The ACU started its operations in November 1975 to help boost trade relations among its member countries. Bangladesh and Burma joined the union as the sixth and seventh members in 1976 and 1977 respectively. Bhutan joined the ACU on December 9, 1999.
Senior Executive Director of the Bangladesh Bank (BB), the country’s central bank, Khandakar Muzharul Haque inaugurated the meeting held at the conference room of the central bank in the capital, Dhaka on Monday morning while other BB officials were present.
The final round of talks will be held on today (Tuesday) with BB officials.
“The discussions seem to be progressing. We expect that establishing a direct letter of credit (LC) relationship between the two countries would be possible,” Deputy Managing Director of the National Credit and Commerce (NCC) Bank Limited, a leading private commercial bank, SM Shamsul Alam, who attended the meeting, told Mizzima in Dhaka after the meeting.
Earlier, the central bank of Bangladesh selected five commercial banks, including a foreign bank, to meet the technical team on the day to find out ways to strengthen bilateral banking transactions between the two countries, BB officials added.
The five selected banks, which represent all 48 scheduled banks in Bangladesh, are Sonali Bank Limited, Janata Bank Limited, AB Bank Limited, NCC Bank Limited and Standard Chartered Bank.
The Burmese team arrived in Dhaka on Sunday on a two-day official visit after the tour of a Bangladesh technical team to the Southeast Asian country nearly eight months ago.
A four-member team, headed by BB Deputy Governor Ziaul Hasan Siddiqui, visited Burma in February this year to discuss simplification of the payment procedure through strengthening banking arrangements between the two countries.
Currently, payments for foreign trade are settled between the two countries through a third country like Singapore and Thailand.
The country’s importers are now settling their payments for bulk exports through bank drafts issued by foreign banks in a third country.
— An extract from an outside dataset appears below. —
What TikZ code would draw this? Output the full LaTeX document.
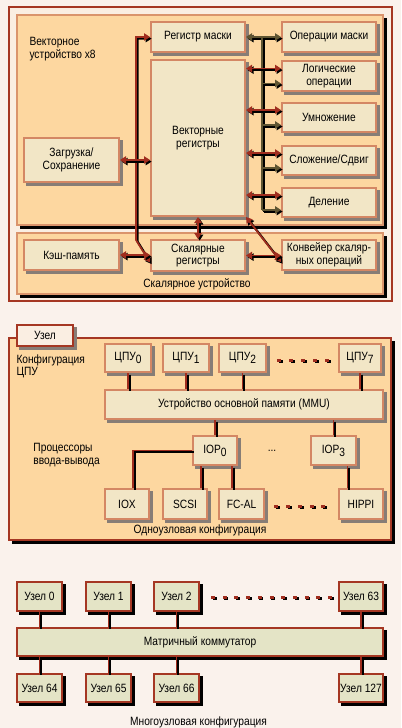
\documentclass[tikz,border=0pt]{standalone}
\usepackage{fontspec}
\setmainfont[FakeStretch=0.85]{Liberation Sans}
\usetikzlibrary{arrows.meta}

\definecolor{pagebg}{RGB}{250,242,236}
\definecolor{framefill}{RGB}{250,238,226}
\definecolor{framered}{RGB}{165,55,35}
\definecolor{peach}{RGB}{253,215,160}
\definecolor{secedge}{RGB}{218,148,108}
\definecolor{boxfill}{RGB}{242,230,198}
\definecolor{boxedge}{RGB}{212,135,100}
\definecolor{boxshade}{RGB}{135,125,118}
\definecolor{nodefill}{RGB}{228,228,198}
\definecolor{linkred}{RGB}{160,45,30}
\definecolor{busolive}{RGB}{95,85,50}

\newcommand{\lowidx}[1]{\raisebox{-2.2pt}{#1}}

\tikzset{every picture/.style={line width=0.75pt}}

\begin{document}
\begin{tikzpicture}[x=0.75pt,y=0.75pt,yscale=-1,xscale=1,
  font=\fontsize{9pt}{9.5pt}\selectfont,
  >={Triangle[length=4.5pt,width=5.5pt]},
  wh/.style 2 args={minimum width=#1*0.75pt-1.5pt, minimum height=#2*0.75pt-1.5pt},
  dropsh/.style={preaction={draw=#1, fill=#1, transform canvas={shift={(2.25pt,-2.25pt)}}}},
  unitbox/.style={draw=boxedge, fill=boxfill, line width=1.5pt, align=center, inner sep=1pt, dropsh=boxshade},
  nodebox/.style={draw=framered, fill=nodefill, line width=1.5pt, align=center, inner sep=1pt, dropsh=black},
  section/.style={draw=secedge, fill=peach, line width=1.5pt, dropsh=black},
  link/.style={draw=linkred, line width=1.3pt, preaction={draw=black, line width=1.6pt, transform canvas={shift={(1.2pt,-1.2pt)}}}},
  oliv/.style={link, draw=busolive},
  dot/.style={fill=linkred, preaction={fill=black, transform canvas={shift={(1.2pt,-0.9pt)}}}},
  txt/.style={inner sep=0pt, align=left}]
\useasboundingbox (0,0) rectangle (401,728);
\fill[pagebg] (0,0) rectangle (401,728);

%Shape: Rectangle [vector and scalar units]
\draw[draw=framered, fill=framefill, line width=1.5pt] (9,7) rectangle (392,301);
\draw[section] (17,15) rectangle (383,225);
\draw[section] (17,233) rectangle (383,294);

% Text Node
\node[txt, anchor=north west] (vunit) at (29,37) {Векторное\\устройство x8};
\node[txt] (sunit) at (197,284) {Скалярное устройство};

%Shape: Rectangle [vector unit blocks]
\node[unitbox, wh={96}{32}] (regmask) at (198,37) {Регистр маски};
\node[unitbox, wh={96}{158}] (vreg) at (198,138) {Векторные\\регистры};
\node[unitbox, wh={96}{32}] (maskops) at (329,37) {Операции маски};
\node[unitbox, wh={96}{32}] (logic) at (329,76) {Логические\\операции};
\node[unitbox, wh={96}{31}] (mult) at (329,117.5) {Умножение};
\node[unitbox, wh={96}{31}] (addshift) at (329,160.5) {Сложение/Сдвиг};
\node[unitbox, wh={96}{31}] (divide) at (329,202.5) {Деление};
\node[unitbox, wh={97}{46}] (loadstore) at (71.5,160) {Загрузка/\\Сохранение};
\node[unitbox, wh={97}{32}] (cache) at (71.5,255) {Кэш-память};
\node[unitbox, wh={96}{33}] (sreg) at (198,255.5) {Скалярные\\регистры};
\node[unitbox, wh={96}{32}] (pipe) at (329,255) {Конвейер скаляр-\\ных операций};

%Arrows [vector unit]
\coordinate (busbend) at (136,240);
\draw[link,<->] (regmask.west) -| (busbend) -- ([yshift=5.25pt]sreg.west);
\draw[link,<->] (loadstore.east) -- (loadstore.east -| vreg.west);
\draw[link,<->] (cache.east) -- (cache.east -| sreg.west);
\draw[link,<->] (sreg.north) -- (vreg.south);
\draw[oliv,<->] (regmask.east) -- (maskops.west);
\coordinate (obus) at (262,37);
\foreach \u in {logic,mult,addshift,divide}{
  \coordinate (o\u) at ([yshift=5.6pt]\u.west);
  \coordinate (r\u) at ([yshift=-5.6pt]\u.west);
}
\draw[oliv] (obus) -- (obus |- odivide);
\foreach \u in {logic,mult,addshift,divide}{
  \draw[oliv,->] (obus |- o\u) -- (o\u);
  \draw[link,<->] (r\u -| vreg.east) -- (r\u);
}
\draw[link,<->] (vreg.south east) -- ([yshift=5.25pt]pipe.west);
\draw[link,<->] (sreg.east) -- (sreg.east -| pipe.west);

%Shape: Rectangle [single node]
\draw[section, draw=framered] (9,338) rectangle (391,540);
\node[unitbox, draw=framered, fill=framefill, wh={58}{23}] (tab) at (45,335.5) {Узел};

% Text Node
\node[txt, anchor=north west] (cpucfg) at (16,354) {Конфигурация\\ЦПУ};
\node[txt, anchor=north west] (iocfg) at (33,443) {Процессоры\\ввода-вывода};
\node[txt] (onecfg) at (200,530) {Одноузловая конфигурация};
\node[txt] (iodots) at (272,451) {...};

%Shape: Rectangle [cpu, memory, io]
\node[unitbox, wh={48}{30}] (cpu0) at (128,358) {ЦПУ\lowidx{0}};
\node[unitbox, wh={48}{30}] (cpu1) at (186,358) {ЦПУ\lowidx{1}};
\node[unitbox, wh={49}{30}] (cpu2) at (242.5,358) {ЦПУ\lowidx{2}};
\node[unitbox, wh={44}{30}] (cpu7) at (360,358) {ЦПУ\lowidx{7}};
\node[unitbox, wh={280}{31}] (mmu) at (244,404.5) {Устройство основной памяти (MMU)};
\node[unitbox, wh={46}{31}] (iop0) at (215,450.5) {IOP\lowidx{0}};
\node[unitbox, wh={47}{31}] (iop3) at (333.5,450.5) {IOP\lowidx{3}};
\node[unitbox, wh={46}{32}] (iox) at (127,504) {IOX};
\node[unitbox, wh={46}{32}] (scsi) at (185,504) {SCSI};
\node[unitbox, wh={47}{32}] (fcal) at (241.5,504) {FC-AL};
\node[unitbox, wh={46}{32}] (hippi) at (361,504) {HIPPI};

%Lines [single node]
\foreach \c in {cpu0,cpu1,cpu2,cpu7}
  \draw[link] (\c.south) -- (\c.south |- mmu.north);
\draw[link] (mmu.south -| iop0.north) -- (iop0.north);
\draw[link] (mmu.south -| iop3.north) -- (iop3.north);
\draw[link] (iop0.west) -| ([xshift=4.5pt]iox.north);
\coordinate (tscsi) at ([xshift=-10.5pt]iop0.south);
\coordinate (tfcal) at ([xshift=12.75pt]iop0.south);
\coordinate (thippi) at ([xshift=10.5pt]iop3.south);
\draw[link] (tscsi) -- (tscsi |- scsi.north);
\draw[link] (tfcal) -- (tfcal |- fcal.north);
\draw[link] (thippi) -- (thippi |- hippi.north);
\foreach \x in {279,291,303,315,327}
  \path[dot] (\x-2,358.5) rectangle +(4,3);
\foreach \x in {276,288,300,312,323}
  \path[dot] (\x-2,504.5) rectangle +(4,3);

%Shape: Rectangle [multi node]
\node[nodebox, wh={47}{31}] (n0) at (39.5,596.5) {Узел 0};
\node[nodebox, wh={47}{31}] (n1) at (108.5,596.5) {Узел 1};
\node[nodebox, wh={47}{31}] (n2) at (176.5,596.5) {Узел 2};
\node[nodebox, wh={46}{31}] (n63) at (361,596.5) {Узел 63};
\node[nodebox, wh={368}{30}] (switch) at (200,642) {Матричный коммутатор};
\node[nodebox, wh={47}{30}] (n64) at (39.5,688) {Узел 64};
\node[nodebox, wh={47}{30}] (n65) at (108.5,688) {Узел 65};
\node[nodebox, wh={47}{30}] (n66) at (176.5,688) {Узел 66};
\node[nodebox, wh={46}{30}] (n127) at (361,688) {Узел 127};
\node[txt] (manycfg) at (198.5,722) {Многоузловая конфигурация};

%Lines [multi node]
\foreach \a/\b in {n0/n64,n1/n65,n2/n66,n63/n127}{
  \draw[link] (\a.south) -- (\a.south |- switch.north);
  \draw[link] (\b.north |- switch.south) -- (\b.north);
}
\foreach \i in {0,...,10}
  \path[dot] (211+\i*11.7,595.5) rectangle +(4,3);
\end{tikzpicture}
\end{document}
An importer is entitled to get bank draft against import worth US$ 10,000-$20,000 at a time under the existing border trade arrangement.
"We face problems when we import large quantities and a number of drafts have to be issued, which take time for settlement through a third country,” a importer told Mizzima, adding that banking transactions should be strengthened immediately to gear up bilateral trade between the two countries.
Exporters in Burma do not prefer to export their products through opening of LCs due to imposition of investment and trade sanctions on the Southeast Asian country by the United States, the European Union and Canada.
The volume of bilateral trade between the two countries has been quite ‘insignificant’ for years because of lack of proper initiatives. The balance of trade, according to officials, has remained in favour of Burma over the past 13 years.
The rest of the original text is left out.